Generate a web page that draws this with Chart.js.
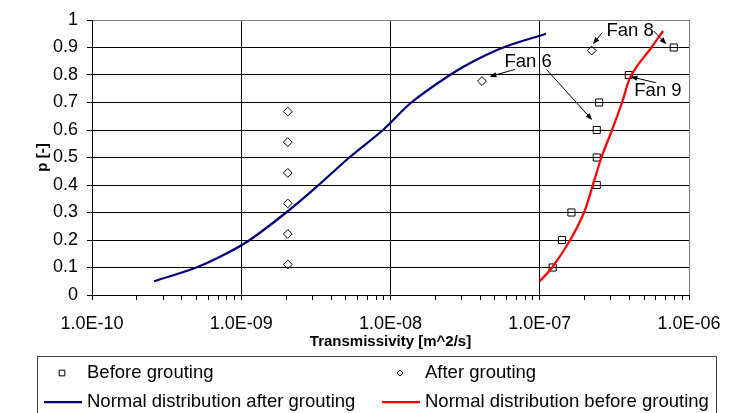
<!DOCTYPE html>
<html>
<head>
<meta charset="utf-8">
<script src="https://cdn.jsdelivr.net/npm/chart.js@4"></script>
<style>
  html, body { margin: 0; padding: 0; background: #fff; }
</style>
</head>
<body>
<canvas id="chart" width="748" height="413"></canvas>
<script>
// measured points (transmissivity m^2/s vs. cumulative probability)
const beforeX = [1.22e-7, 1.41e-7, 1.63e-7, 2.41e-7, 2.41e-7, 2.41e-7, 2.5e-7, 3.95e-7, 7.9e-7];
const beforeP = [0.1, 0.2, 0.3, 0.4, 0.5, 0.6, 0.7, 0.8, 0.9];
const afterX = [2.05e-9, 2.05e-9, 2.05e-9, 2.05e-9, 2.05e-9, 2.05e-9, 4.1e-8, 2.23e-7];
const afterP = [0.111, 0.222, 0.333, 0.444, 0.556, 0.667, 0.778, 0.889];

// fitted normal distributions
const fitAfterX = [2.6e-10, 5.0e-10, 7.9e-10, 1.14e-9, 2.0e-9, 3.3e-9, 5.3e-9, 8.9e-9, 1.38e-8, 2.5e-8, 3.6e-8, 5.7e-8, 1.1e-7];
const fitAfterP = [0.05, 0.1, 0.15, 0.2, 0.3, 0.4, 0.5, 0.6, 0.7, 0.8, 0.85, 0.9, 0.95];
const fitBeforeX = [1.0e-7, 1.21e-7, 1.6e-7, 1.98e-7, 2.27e-7, 2.59e-7, 3.05e-7, 3.56e-7, 4.11e-7, 5.6e-7, 6.7e-7];
const fitBeforeP = [0.05, 0.1, 0.2, 0.3, 0.4, 0.5, 0.6, 0.7, 0.8, 0.9, 0.96];

// callouts, anchored in data space
const callouts = [
  { text: 'Fan 6', x: 5.8e-8, p: 0.828,
    arrows: [[6.8e-8, 0.820, 4.6e-8, 0.794], [1.11e-7, 0.820, 2.25e-7, 0.636]] },
  { text: 'Fan 8', x: 2.8e-7, p: 0.941,
    arrows: [[2.62e-7, 0.954, 2.27e-7, 0.912], [5.8e-7, 0.960, 7.05e-7, 0.912]] },
  { text: 'Fan 9', x: 4.3e-7, p: 0.722,
    arrows: [[6.0e-7, 0.772, 4.05e-7, 0.794]] }
];

const FONT = 'Arial, "Liberation Sans", sans-serif';

function toPoints(xs, ys) {
  return xs.map((x, i) => ({ x: x, y: ys[i] }));
}

function isDecade(v) {
  const l = Math.log10(v);
  return Math.abs(l - Math.round(l)) < 1e-9;
}

// keep only 1..9 x 10^n on the log axis
function isWholeMantissa(v) {
  const m = v / Math.pow(10, Math.floor(Math.log10(v) + 1e-9));
  return Math.abs(m - Math.round(m)) < 1e-6;
}

function sciLabel(v) {
  const e = Math.round(Math.log10(v));
  const a = Math.abs(e);
  return '1.0E' + (e < 0 ? '-' : '+') + (a < 10 ? '0' + a : a);
}

function alignPx(p) {
  return Math.round(p - 0.5) + 0.5;
}

function drawArrow(ctx, x1, y1, x2, y2) {
  const ang = Math.atan2(y2 - y1, x2 - x1);
  const len = 7, half = 2.6;
  ctx.beginPath();
  ctx.moveTo(x1, y1);
  ctx.lineTo(x2 - Math.cos(ang) * len * 0.8, y2 - Math.sin(ang) * len * 0.8);
  ctx.stroke();
  ctx.beginPath();
  ctx.moveTo(x2, y2);
  ctx.lineTo(x2 - Math.cos(ang) * len + Math.sin(ang) * half, y2 - Math.sin(ang) * len - Math.cos(ang) * half);
  ctx.lineTo(x2 - Math.cos(ang) * len - Math.sin(ang) * half, y2 - Math.sin(ang) * len + Math.cos(ang) * half);
  ctx.closePath();
  ctx.fill();
}

// outward tick marks, incl. minor ones on the log axis
const tickPlugin = {
  id: 'tickMarks',
  afterDraw(chart) {
    const ctx = chart.ctx, area = chart.chartArea;
    const xs = chart.scales.x, ys = chart.scales.y;
    ctx.save();
    ctx.strokeStyle = '#000';
    ctx.lineWidth = 1;
    ctx.beginPath();
    xs.ticks.forEach(t => {
      const px = alignPx(xs.getPixelForValue(t.value));
      ctx.moveTo(px, area.bottom);
      ctx.lineTo(px, area.bottom + 5);
    });
    ys.ticks.forEach(t => {
      const py = alignPx(ys.getPixelForValue(t.value));
      ctx.moveTo(area.left - 5, py);
      ctx.lineTo(area.left, py);
    });
    ctx.stroke();
    ctx.restore();
  }
};

const calloutPlugin = {
  id: 'callouts',
  afterDatasetsDraw(chart) {
    const ctx = chart.ctx, xs = chart.scales.x, ys = chart.scales.y;
    ctx.save();
    ctx.fillStyle = '#000';
    ctx.strokeStyle = '#000';
    ctx.lineWidth = 1;
    ctx.font = '18.5px ' + FONT;
    ctx.textBaseline = 'alphabetic';
    ctx.textAlign = 'left';
    callouts.forEach(c => {
      ctx.fillText(c.text, xs.getPixelForValue(c.x), ys.getPixelForValue(c.p));
      c.arrows.forEach(a => {
        drawArrow(ctx, xs.getPixelForValue(a[0]), ys.getPixelForValue(a[1]),
          xs.getPixelForValue(a[2]), ys.getPixelForValue(a[3]));
      });
    });
    ctx.restore();
  }
};

// legend box at the bottom, two columns
const legendPlugin = {
  id: 'boxLegend',
  afterDraw(chart) {
    const ctx = chart.ctx;
    const ds = chart.data.datasets;
    ctx.save();
    ctx.strokeStyle = '#404040';
    ctx.lineWidth = 1;
    ctx.strokeRect(37.5, 356.5, 679, 80);
    ctx.font = '18.5px ' + FONT;
    ctx.textBaseline = 'middle';
    const items = [
      { d: ds[2], x: 40, y: 373 },
      { d: ds[3], x: 378, y: 373 },
      { d: ds[0], x: 40, y: 402 },
      { d: ds[1], x: 378, y: 402 }
    ];
    items.forEach(it => {
      const d = it.d;
      if (d.showLine) {
        ctx.strokeStyle = d.borderColor;
        ctx.lineWidth = d.borderWidth;
        ctx.beginPath();
        ctx.moveTo(it.x + 4, it.y);
        ctx.lineTo(it.x + 42, it.y);
        ctx.stroke();
      } else {
        ctx.strokeStyle = d.borderColor;
        ctx.fillStyle = '#fff';
        ctx.lineWidth = 1;
        Chart.helpers.drawPoint(ctx, { pointStyle: d.pointStyle, radius: d.pointStyle === 'rect' ? 4 : 3, borderWidth: 1 },
          it.x + 22, it.y);
      }
      ctx.fillStyle = '#000';
      ctx.fillText(d.label, it.x + 47, it.y);
    });
    ctx.restore();
  }
};

new Chart(document.getElementById('chart'), {
  type: 'scatter',
  data: {
    datasets: [
      {
        label: 'Normal distribution after grouting',
        data: toPoints(fitAfterX, fitAfterP),
        showLine: true,
        borderColor: '#000080',
        borderWidth: 2.25,
        pointRadius: 0,
        tension: 0.35,
        order: 0
      },
      {
        label: 'Normal distribution before grouting',
        data: toPoints(fitBeforeX, fitBeforeP),
        showLine: true,
        borderColor: '#ff0000',
        borderWidth: 2.25,
        pointRadius: 0,
        tension: 0.35,
        order: 0
      },
      {
        label: 'Before grouting',
        data: toPoints(beforeX, beforeP),
        pointStyle: 'rect',
        pointRadius: 5,
        borderColor: '#000',
        borderWidth: 1,
        backgroundColor: 'rgba(0,0,0,0)',
        order: 1
      },
      {
        label: 'After grouting',
        data: toPoints(afterX, afterP),
        pointStyle: 'rectRot',
        pointRadius: 4.4,
        borderColor: '#000',
        borderWidth: 1,
        backgroundColor: 'rgba(0,0,0,0)',
        order: 1
      }
    ]
  },
  options: {
    responsive: false,
    animation: false,
    layout: { padding: { left: 0, top: 20, right: 59, bottom: 60 } },
    plugins: {
      legend: { display: false },
      tooltip: { enabled: false }
    },
    scales: {
      x: {
        type: 'logarithmic',
        min: 1e-10,
        max: 1e-6,
        afterBuildTicks: s => { s.ticks = s.ticks.filter(t => isWholeMantissa(t.value)); },
        border: { color: '#000', width: 1 },
        grid: {
          color: ctx => {
            if (!ctx.tick || !isDecade(ctx.tick.value)) return 'rgba(0,0,0,0)';
            return ctx.tick.value > 9e-7 ? '#808080' : '#000';
          },
          tickColor: '#000',
          tickLength: 5
        },
        ticks: {
          autoSkip: false,
          maxRotation: 0,
          padding: 13,
          color: '#000',
          font: { family: FONT, size: 18 },
          callback: v => isDecade(v) ? sciLabel(v) : ''
        },
        title: {
          display: true,
          text: 'Transmissivity [m^2/s]',
          color: '#000',
          font: { family: FONT, size: 15, weight: 'bold' },
          padding: { top: 0, bottom: 2 }
        },
        afterFit: s => { s.height = 58; }
      },
      y: {
        min: 0,
        max: 1,
        border: { color: '#000', width: 1 },
        grid: {
          color: ctx => ctx.tick && ctx.tick.value > 0.99 ? '#808080' : '#000',
          tickColor: '#000',
          tickLength: 5
        },
        ticks: {
          stepSize: 0.1,
          padding: 9,
          color: '#000',
          font: { family: FONT, size: 18 },
          callback: v => String(+v.toFixed(1))
        },
        title: {
          display: true,
          text: 'p [-]',
          color: '#000',
          font: { family: FONT, size: 15, weight: 'bold' },
          padding: { top: 34, bottom: 0 }
        },
        afterFit: s => { s.width = 92; }
      }
    }
  },
  plugins: [tickPlugin, calloutPlugin, legendPlugin]
});
</script>
</body>
</html>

—————

Reproduce the data above word for word from its first line through the line that holds "0.667, 0.778, 0.889];", both ends included; skip pictures.

■ Complete output ■
Generate a web page that draws this with Chart.js.
<!DOCTYPE html>
<html>
<head>
<meta charset="utf-8">
<script src="https://cdn.jsdelivr.net/npm/chart.js@4"></script>
<style>
  html, body { margin: 0; padding: 0; background: #fff; }
</style>
</head>
<body>
<canvas id="chart" width="748" height="413"></canvas>
<script>
// measured points (transmissivity m^2/s vs. cumulative probability)
const beforeX = [1.22e-7, 1.41e-7, 1.63e-7, 2.41e-7, 2.41e-7, 2.41e-7, 2.5e-7, 3.95e-7, 7.9e-7];
const beforeP = [0.1, 0.2, 0.3, 0.4, 0.5, 0.6, 0.7, 0.8, 0.9];
const afterX = [2.05e-9, 2.05e-9, 2.05e-9, 2.05e-9, 2.05e-9, 2.05e-9, 4.1e-8, 2.23e-7];
const afterP = [0.111, 0.222, 0.333, 0.444, 0.556, 0.667, 0.778, 0.889];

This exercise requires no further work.